Within the last year I’ve had an opportunity to attend four different medical conventions as part of the support team for projects we’ve created for our clients. Before my travels to these events, I’d spent most of my time behind the screen, programming the touchscreen kiosks and interactive stations that line the booths that are usually prevalent at these types of meetings.
Seizing the opportunity, at each of these conventions I made it a point to take in the variety of interactive experiences that were being used at all of the other exhibitor’s booths. Partway into the second convention, while once again taking in all the interactive attractions, it hit me. There was a lot of keeping-up-with-the-Jones’ going on between the various companies and brands but very little true innovation. Status quo was the norm and any unique or out-of-the-box thinking on how to engage conference attendees was rare if not altogether non-existent.
In recent years the industry has had to shift away from being able to hand out a bevy of marketing items that used to cause such a frenzy when convention centers opened there doors. The throngs of attendees turned temporary tchotchke-hunters were now being redirected back towards the original mission of these conferences: dissemination and access to value-added product information. In the wake of the fallen conference tchotchke market, it seems that all that remains are the ravenous sales reps and their clipboards, ready to dive upon any conference attendee that dares to venture into their exhibits. Well, the reps and their ho-hum touchscreens and video walls anyways.
It goes without saying that our industry has an extensive amount of legal limitations and FDA restrictions, but that should really not dictate how far outside the box that innovation is allowed to wander. It leads me to wonder how often ideas are squashed based on the assumption that legal will nix them before they have a chance to grow any legs.
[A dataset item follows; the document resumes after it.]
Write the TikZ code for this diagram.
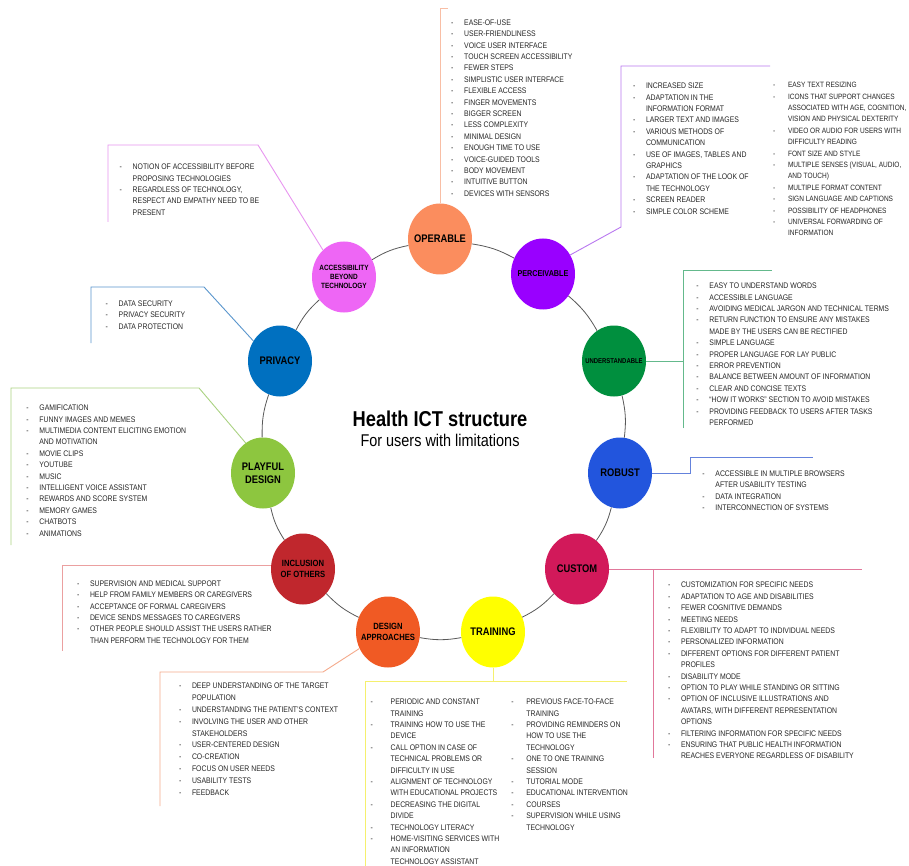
\documentclass[tikz,border=0pt]{standalone}
\usepackage{fontspec}
\setmainfont[FakeStretch=0.85]{Liberation Sans}
\usetikzlibrary{shapes.geometric}
\usetikzlibrary{positioning}

% circle fills
\definecolor{operc}{RGB}{251,141,94}
\definecolor{percc}{RGB}{153,0,255}
\definecolor{undc}{RGB}{0,143,62}
\definecolor{robc}{RGB}{34,85,221}
\definecolor{custc}{RGB}{210,25,90}
\definecolor{trainc}{RGB}{255,255,0}
\definecolor{desc}{RGB}{240,90,36}
\definecolor{inclc}{RGB}{192,39,45}
\definecolor{playc}{RGB}{141,198,63}
\definecolor{privc}{RGB}{0,112,192}
\definecolor{accc}{RGB}{238,102,245}
% frame lines
\definecolor{operl}{RGB}{248,190,165}
\definecolor{percl}{RGB}{185,120,240}
\definecolor{undl}{RGB}{100,185,140}
\definecolor{robl}{RGB}{100,130,220}
\definecolor{custl}{RGB}{225,120,155}
\definecolor{trainl}{RGB}{245,240,110}
\definecolor{desl}{RGB}{245,170,140}
\definecolor{incll}{RGB}{235,160,160}
\definecolor{playl}{RGB}{170,210,130}
\definecolor{privl}{RGB}{90,150,205}
\definecolor{accl}{RGB}{232,150,240}

\newcommand\dl[2][13pt]{\makebox[#1][l]{-}#2}
\newcommand\cl[2][13pt]{\hspace*{#1}#2}
\newcommand\cfs[1]{\fontsize{#1}{\fpeval{1.15*#1}}\selectfont}

\tikzset{
  circ/.style={ellipse, minimum width=64pt, minimum height=71pt, inner sep=0pt, fill=#1},
  lab/.style={font=\bfseries\cfs{#1}, align=center, text=black, inner sep=0pt},
  listtext/.style={font=\fontsize{8.1}{11.4}\selectfont, align=left, inner sep=0pt, anchor=north west, text=black!85},
  ring/.style={draw=black!65, line width=0.8pt},
  fr/.style={draw=#1, line width=0.9pt}
}

\begin{document}
\begin{tikzpicture}[x=1pt,y=-1pt]
\fill[white] (0,0) rectangle (909,866);
\useasboundingbox (0,0) rectangle (909,866);

% circles
\node[circ=operc] (oper) at (440,239) {};
\node[circ=percc] (perc) at (543,274) {};
\node[circ=undc] (und) at (614,361) {};
\node[circ=robc] (rob) at (620,473) {};
\node[circ=custc] (cust) at (577,569) {};
\node[circ=trainc] (train) at (493,632) {};
\node[circ=desc] (design) at (388,632) {};
\node[circ=inclc] (incl) at (303,569) {};
\node[circ=playc] (play) at (263,473) {};
\node[circ=privc] (priv) at (280,361) {};
\node[circ=accc] (access) at (344,277) {};

\node[lab=11] (operlab) at (oper) {OPERABLE};
\node[lab=8.5] (perclab) at (perc) {PERCEIVABLE};
\node[lab=7] (undlab) at (und) {UNDERSTANDABLE};
\node[lab=11] (roblab) at (rob) {ROBUST};
\node[lab=11] (custlab) at (cust) {CUSTOM};
\node[lab=11] (trainlab) at (train) {TRAINING};
\node[lab=9] (deslab) at (design) {DESIGN\\APPROACHES};
\node[lab=9] (incllab) at (incl) {INCLUSION\\OF OTHERS};
\node[lab=11] (playlab) at (play) {PLAYFUL\\DESIGN};
\node[lab=11] (privlab) at (priv) {PRIVACY};
\node[lab=7.6] (acclab) at (access) {ACCESSIBILITY\\BEYOND\\TECHNOLOGY};

% ring
\draw[ring] (oper) to[bend left=10] (perc);
\draw[ring] (perc) to[bend left=10] (und);
\draw[ring] (und) to[bend left=10] (rob);
\draw[ring] (rob) to[bend left=10] (cust);
\draw[ring] (cust) to[bend left=10] (train);
\draw[ring] (train) to[bend left=10] (design);
\draw[ring] (design) to[bend left=10] (incl);
\draw[ring] (incl) to[bend left=10] (play);
\draw[ring] (play) to[bend left=10] (priv);
\draw[ring] (priv) to[bend left=10] (access);
\draw[ring] (access) to[bend left=10] (oper);

% title
\node[font=\bfseries\fontsize{21.5}{24}\selectfont] (title) at (440,419) {Health ICT structure};
\node[font=\fontsize{17}{20}\selectfont, below=0.5pt of title] (subtitle) {For users with limitations};

% frames
\coordinate (opertop) at (440,8);
\draw[fr=operl] (oper.north) -- (opertop) -- ++(8,0);

\coordinate (perccorner) at (621,227);
\coordinate (percend) at (770,66);
\draw[fr=percl] (perc.35) -- (perccorner) |- (percend);

\coordinate (undright) at (772,270);
\coordinate (undend) at (683,428);
\draw[fr=undl] (undend) |- (undright);
\draw[fr=undl] (und.east) -- (und.east -| undend);

\coordinate (robcorner) at (690,457);
\coordinate (robend) at (813,457);
\draw[fr=robl] (rob.east) -| (robcorner) -- (robend);

\coordinate (custright) at (862,569);
\coordinate (custend) at (653,758);
\draw[fr=custl] (cust.east) -- (custright);
\draw[fr=custl] (custend |- cust.east) -- (custend);

\coordinate (trainright) at (627,681);
\coordinate (trainend) at (365,866);
\draw[fr=trainl] (trainend) |- (trainright);
\draw[fr=trainl] (train.south) -- (train.south |- trainright);

\coordinate (descorner) at (323,672);
\coordinate (desend) at (160,806);
\draw[fr=desl] (design.210) -- (descorner) -| (desend);

\coordinate (inclend) at (62,651);
\draw[fr=incll] (incl.174) -| (inclend);

\coordinate (playcorner) at (199,388);
\coordinate (playend) at (11,545);
\draw[fr=playl] (play.120) -- (playcorner) -| (playend);

\coordinate (privcorner) at (204,287);
\coordinate (privend) at (91,343);
\draw[fr=privl] (priv.143) -- (privcorner) -| (privend);

\coordinate (acccorner) at (258,145);
\coordinate (accend) at (108,222);
\draw[fr=accl] (access.128) -- (acccorner) -| (accend);

% lists
\node[listtext] (operlist) at (451,19.4) {\dl{EASE-OF-USE}\\
\dl{USER-FRIENDLINESS}\\
\dl{VOICE USER INTERFACE}\\
\dl{TOUCH SCREEN ACCESSIBILITY}\\
\dl{FEWER STEPS}\\
\dl{SIMPLISTIC USER INTERFACE}\\
\dl{FLEXIBLE ACCESS}\\
\dl{FINGER MOVEMENTS}\\
\dl{BIGGER SCREEN}\\
\dl{LESS COMPLEXITY}\\
\dl{MINIMAL DESIGN}\\
\dl{ENOUGH TIME TO USE}\\
\dl{VOICE-GUIDED TOOLS}\\
\dl{BODY MOVEMENT}\\
\dl{INTUITIVE BUTTON}\\
\dl{DEVICES WITH SENSORS}};

\node[listtext] (perclist) at (632.8,82.8) {\dl{INCREASED SIZE}\\
\dl{ADAPTATION IN THE}\\
\cl{INFORMATION FORMAT}\\
\dl{LARGER TEXT AND IMAGES}\\
\dl{VARIOUS METHODS OF}\\
\cl{COMMUNICATION}\\
\dl{USE OF IMAGES, TABLES AND}\\
\cl{GRAPHICS}\\
\dl{ADAPTATION OF THE LOOK OF}\\
\cl{THE TECHNOLOGY}\\
\dl{SCREEN READER}\\
\dl{SIMPLE COLOR SCHEME}};

\node[listtext, font=\fontsize{7.7}{11.4}\selectfont] (perclisttwo) at (772.8,82.1) {\dl[15pt]{EASY TEXT RESIZING}\\
\dl[15pt]{ICONS THAT SUPPORT CHANGES}\\
\cl[15pt]{ASSOCIATED WITH AGE, COGNITION,}\\
\cl[15pt]{VISION AND PHYSICAL DEXTERITY}\\
\dl[15pt]{VIDEO OR AUDIO FOR USERS WITH}\\
\cl[15pt]{DIFFICULTY READING}\\
\dl[15pt]{FONT SIZE AND STYLE}\\
\dl[15pt]{MULTIPLE SENSES (VISUAL, AUDIO,}\\
\cl[15pt]{AND TOUCH)}\\
\dl[15pt]{MULTIPLE FORMAT CONTENT}\\
\dl[15pt]{SIGN LANGUAGE AND CAPTIONS}\\
\dl[15pt]{POSSIBILITY OF HEADPHONES}\\
\dl[15pt]{UNIVERSAL FORWARDING OF}\\
\cl[15pt]{INFORMATION}};

\node[listtext] (undlist) at (696.2,282.8) {\dl{EASY TO UNDERSTAND WORDS}\\
\dl{ACCESSIBLE LANGUAGE}\\
\dl{AVOIDING MEDICAL JARGON AND TECHNICAL TERMS}\\
\dl{RETURN FUNCTION TO ENSURE ANY MISTAKES}\\
\cl{MADE BY THE USERS CAN BE RECTIFIED}\\
\dl{SIMPLE LANGUAGE}\\
\dl{PROPER LANGUAGE FOR LAY PUBLIC}\\
\dl{ERROR PREVENTION}\\
\dl{BALANCE BETWEEN AMOUNT OF INFORMATION}\\
\dl{CLEAR AND CONCISE TEXTS}\\
\dl{``HOW IT WORKS'' SECTION TO AVOID MISTAKES}\\
\dl{PROVIDING FEEDBACK TO USERS AFTER TASKS}\\
\cl{PERFORMED}};

\node[listtext] (roblist) at (702.2,470.4) {\dl{ACCESSIBLE IN MULTIPLE BROWSERS}\\
\cl{AFTER USABILITY TESTING}\\
\dl{DATA INTEGRATION}\\
\dl{INTERCONNECTION OF SYSTEMS}};

\node[listtext] (custlist) at (667.8,582.1) {\dl{CUSTOMIZATION FOR SPECIFIC NEEDS}\\
\dl{ADAPTATION TO AGE AND DISABILITIES}\\
\dl{FEWER COGNITIVE DEMANDS}\\
\dl{MEETING NEEDS}\\
\dl{FLEXIBILITY TO ADAPT TO INDIVIDUAL NEEDS}\\
\dl{PERSONALIZED INFORMATION}\\
\dl{DIFFERENT OPTIONS FOR DIFFERENT PATIENT}\\
\cl{PROFILES}\\
\dl{DISABILITY MODE}\\
\dl{OPTION TO PLAY WHILE STANDING OR SITTING}\\
\dl{OPTION OF INCLUSIVE ILLUSTRATIONS AND}\\
\cl{AVATARS, WITH DIFFERENT REPRESENTATION}\\
\cl{OPTIONS}\\
\dl{FILTERING INFORMATION FOR SPECIFIC NEEDS}\\
\dl{ENSURING THAT PUBLIC HEALTH INFORMATION}\\
\cl{REACHES EVERYONE REGARDLESS OF DISABILITY}};

\node[listtext] (trainlist) at (370.5,698.8) {\dl[20pt]{PERIODIC AND CONSTANT}\\
\cl[20pt]{TRAINING}\\
\dl[20pt]{TRAINING HOW TO USE THE}\\
\cl[20pt]{DEVICE}\\
\dl[20pt]{CALL OPTION IN CASE OF}\\
\cl[20pt]{TECHNICAL PROBLEMS OR}\\
\cl[20pt]{DIFFICULTY IN USE}\\
\dl[20pt]{ALIGNMENT OF TECHNOLOGY}\\
\cl[20pt]{WITH EDUCATIONAL PROJECTS}\\
\dl[20pt]{DECREASING THE DIGITAL}\\
\cl[20pt]{DIVIDE}\\
\dl[20pt]{TECHNOLOGY LITERACY}\\
\dl[20pt]{HOME-VISITING SERVICES WITH}\\
\cl[20pt]{AN INFORMATION}\\
\cl[20pt]{TECHNOLOGY ASSISTANT}};

\node[listtext] (trainlisttwo) at (511.2,698.8) {\dl[15pt]{PREVIOUS FACE-TO-FACE}\\
\cl[15pt]{TRAINING}\\
\dl[15pt]{PROVIDING REMINDERS ON}\\
\cl[15pt]{HOW TO USE THE}\\
\cl[15pt]{TECHNOLOGY}\\
\dl[15pt]{ONE TO ONE TRAINING}\\
\cl[15pt]{SESSION}\\
\dl[15pt]{TUTORIAL MODE}\\
\dl[15pt]{EDUCATIONAL INTERVENTION}\\
\dl[15pt]{COURSES}\\
\dl[15pt]{SUPERVISION WHILE USING}\\
\cl[15pt]{TECHNOLOGY}};

\node[listtext, font=\fontsize{8.1}{11.8}\selectfont] (deslist) at (178.8,683) {\dl{DEEP UNDERSTANDING OF THE TARGET}\\
\cl{POPULATION}\\
\dl{UNDERSTANDING THE PATIENT'S CONTEXT}\\
\dl{INVOLVING THE USER AND OTHER}\\
\cl{STAKEHOLDERS}\\
\dl{USER-CENTERED DESIGN}\\
\dl{CO-CREATION}\\
\dl{FOCUS ON USER NEEDS}\\
\dl{USABILITY TESTS}\\
\dl{FEEDBACK}};

\node[listtext] (incllist) at (76.8,580.4) {\dl{SUPERVISION AND MEDICAL SUPPORT}\\
\dl{HELP FROM FAMILY MEMBERS OR CAREGIVERS}\\
\dl{ACCEPTANCE OF FORMAL CAREGIVERS}\\
\dl{DEVICE SENDS MESSAGES TO CAREGIVERS}\\
\dl{OTHER PEOPLE SHOULD ASSIST THE USERS RATHER}\\
\cl{THAN PERFORM THE TECHNOLOGY FOR THEM}};

\node[listtext] (playlist) at (26.2,404.8) {\dl{GAMIFICATION}\\
\dl{FUNNY IMAGES AND MEMES}\\
\dl{MULTIMEDIA CONTENT ELICITING EMOTION}\\
\cl{AND MOTIVATION}\\
\dl{MOVIE CLIPS}\\
\dl{YOUTUBE}\\
\dl{MUSIC}\\
\dl{INTELLIGENT VOICE ASSISTANT}\\
\dl{REWARDS AND SCORE SYSTEM}\\
\dl{MEMORY GAMES}\\
\dl{CHATBOTS}\\
\dl{ANIMATIONS}};

\node[listtext] (privlist) at (105.5,300.4) {\dl{DATA SECURITY}\\
\dl{PRIVACY SECURITY}\\
\dl{DATA PROTECTION}};

\node[listtext] (acclist) at (119.5,163.8) {\dl{NOTION OF ACCESSIBILITY BEFORE}\\
\cl{PROPOSING TECHNOLOGIES}\\
\dl{REGARDLESS OF TECHNOLOGY,}\\
\cl{RESPECT AND EMPATHY NEED TO BE}\\
\cl{PRESENT}};
\end{tikzpicture}
\end{document}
Now is the time for innovation. As conferences and exhibitors are still settling into ever more stringent rules and regulations on what they can say and hand out, there is a massive opportunity to reinvent the exhibition booth that few companies are taking advantage of.
A lot of the opportunity lies in creating a toe-dipping experience for attendees. Engage them with self-guided interactive stations that are engineered to entertain and educate (otherwise referred to as edutainment) with interactive experiences that ultimately evolve into a conversation where the sales reps and product experts get involved.
In the age of the Internet’s anonymous access to nearly unlimited knowledge, creating booth experiences that can bridge the gap between self-guided product explorations that users are familiar with from Web surfing with the benefit of access to qualified experts that bring much more to the table than tchotchkes is where the opportunity for innovation lies.
With self-guided edutainment as a foundational concept for the exhibition booths of the future, let the brainstorming begin.